Thursday, January 17, 2013

Classical Vestiture and Ceremonial

A peculiar thing was said to me recently, a person was implying that choir dress, cassock, surplice and tippet, is "low church". This sort of uninformed assertion is one of the worst, in my opinion. It shows a complete lack of understanding of the history of clerical attire in classical Anglicanism. Since there appears to be a hunger for the recovery of classical Anglicanism in conservative circles, I think it's equally important to recover classical vestiture and ceremonial just as much as classical theology in the recovery of the formularies, the reason being that we is said and done in worship, together with what is worn, says quite a bit about the theology of the presbyter leading.

Choir dress can hardly be called low church, considering it was the universal uniform of Anglican clergymen, after the Reformation. The mass vestments were outlawed because of the theology they imply, i.e. that Christ's presence is located within bread and wine and that the Mass is a propitiatory sacrifice for the sins of the world. In lieu of the mass vestments, the Reformers adopted the choir dress as the ecclesiastical garb of the ministers of the Church of England. This dress is specified in the 1604 Canons. Parish clergy are to wear a cassock, full-English surplice, tippet, and hood, pertaining to their degree, if they have one, the gown could be worn in the pulpit for the sermon. Cathedral clergy are permitted to wear the cope to show the dignity of the cathedral parish, at the time of Holy Communion. This was the uniform dress of all clergy, regardless of churchmanship, until the advent of the Ritualist movement (it is important to remember that a chasuble was not used until 1854 and not becoming commonplace until well into the 20th century). If any vestiture could be called "low church", it would be the wearing of the gown throughout the service, instead of only during the sermon. The use of mass vestments in divine service is equally un-Anglican as using the Missal instead of duly authorized forms of prayer.

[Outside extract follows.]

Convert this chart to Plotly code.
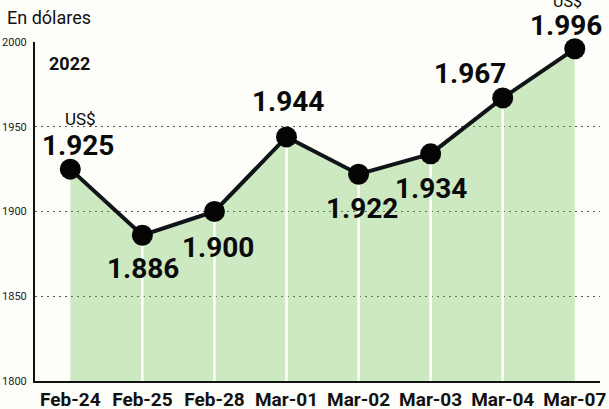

Equally important for those thirsty for classical Anglicanism is the renewal of classical ceremonial. There has been an unhealthy acquisition of Roman ceremonial over the past century, due to the influence of the Ritualist movement. The classical approach to ceremonial is found in the rubrics of the prayer book and the canons. I do not intend to go through step by step through the Office for Holy Communion, but to touch on a few subjects. First, the old gesture, not appointed in the Prayer Book, but enforced by Canon, is the bowing at the name of Jesus throughout the service, including but not limited to in the Creed. The rest of the ceremonial is exactly as printed in the Prayer Book. That meaning, when the Prayer Book says to turn to the table, he does so. At the canon, he takes the paten into his hands, he does not elevate it. He does not genuflect or bow towards the elements after this action. He takes the ablutions at the end of the service, not in the Roman position. There are also three actions which have ancient approval that could be adopted by Anglican clergymen, that is the taking of the elements into the hands at the words of institution, the extending of the hands over the elements at the invocation, and the elevation at the end of the canon.

All of this to point out that the purpose of the liturgy in the Anglican tradition is to teach the congregation about the Gospel, not to create a spectacle which causes superstition. The liturgy, both the ritual and ceremonial, in the Anglican tradition are simple, for a plethora of reasons beyond that which I have already stated. The desire to complicate the liturgy arises from a non-Anglican understanding what we do in church and why we do it. My hope is that with the desire to recover classical Anglicanism will also yield a desire to shed off the Roman symbolical language we have adopted.